The headline numbers are welcome. A bleak August was revised upward by 69,000 positions and September's gains were higher than the recent trend, according to figures released on Friday by the US Bureau of Labor Statistics. The unemployment rate also slipped 0.2 percentage point to 5.9 per cent, making the decline a full two percentage points in less than two years. At this rate, it would dip below 5 per cent, the level at which economists generally see equilibrium in demand for work, by mid-2015.
 

The details are disquieting, however. The proportion of the population either working or looking for work dipped yet again, to 62.7 per cent. It's the lowest level since October 1977, when far fewer women had entered the workforce. Meanwhile, the length of the average work week edged up and hourly earnings fell yet again.
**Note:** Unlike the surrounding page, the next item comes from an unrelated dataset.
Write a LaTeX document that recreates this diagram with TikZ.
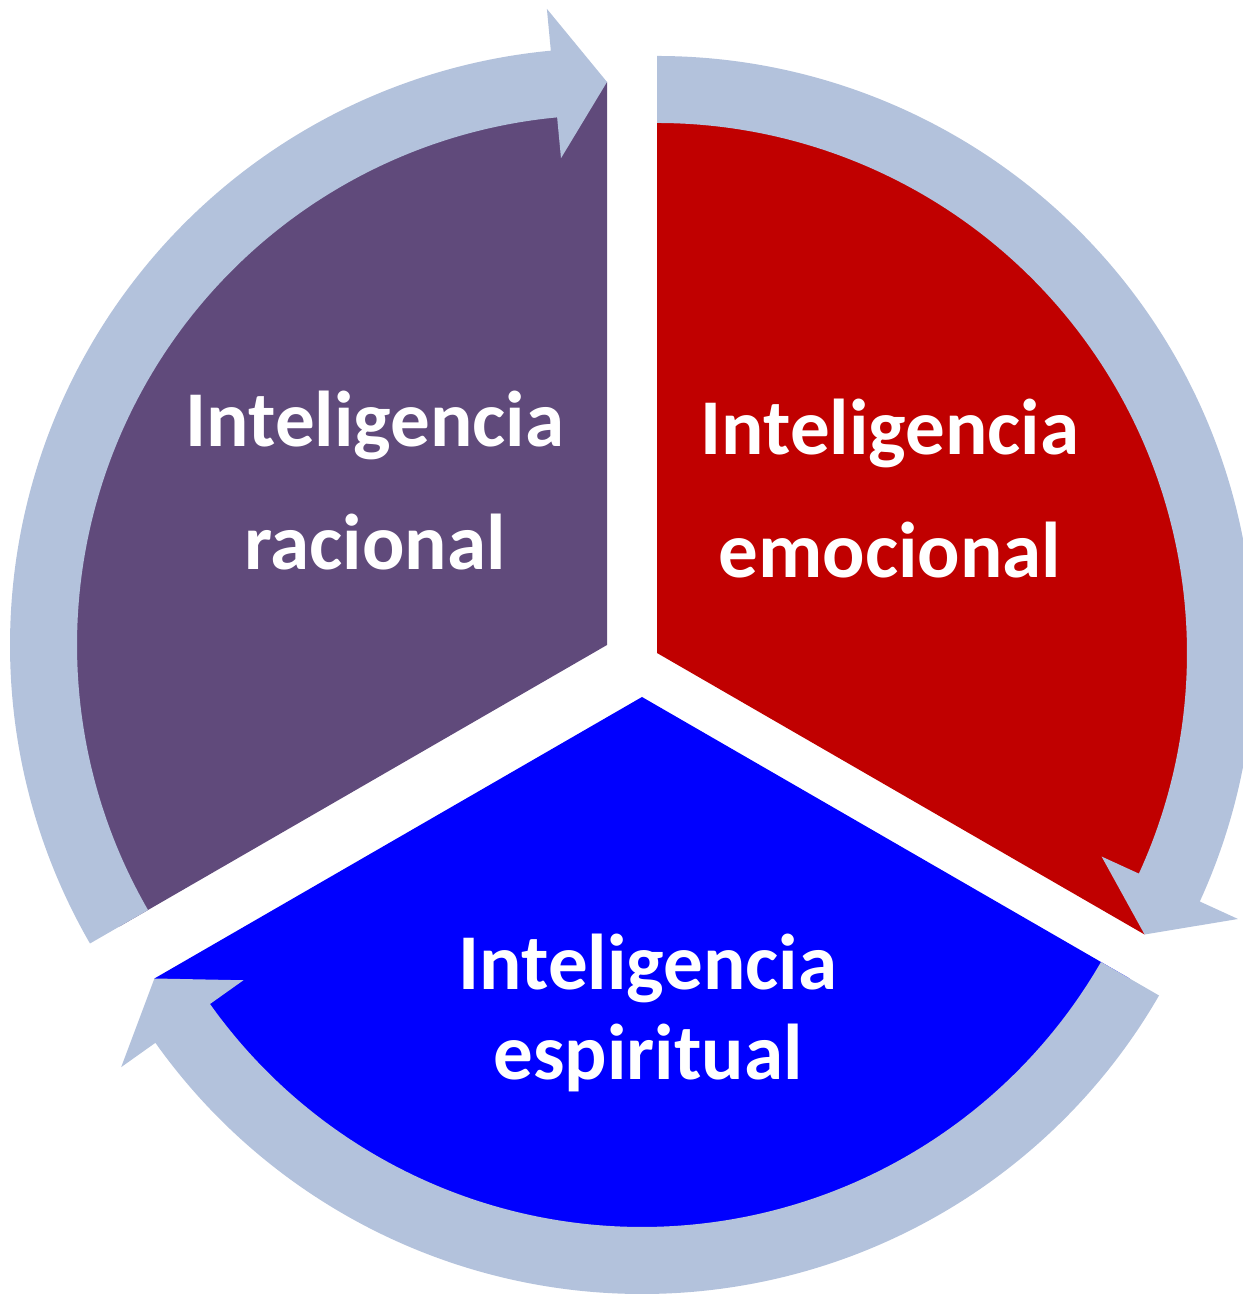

This combination suggests the value of labour is declining. There are more jobs, but only at lower wage rates, while the long-term unemployed have a diminishing chance of getting them. So even if the unemployment rate does reach the five per cent nirvana number next year, the country won't experience the same vibrant labour market of past economic cycles.

That leaves the jobs recovery in unfamiliar waters, as is the Fed's balance sheet. The unprecedented nature of its monetary policy stimulus has left the central bank holding $4.5 trillion of assets. Meanwhile, the federal budget deficit hovers around $500 billion, higher than in any peacetime year before the financial crisis.

Like the story made famous by the Brothers Grimm, the US economy is lost in an unknown forest. Hansel and Gretel survived. Honest economists should now confess that they do not know how this economic fairy tale will play out.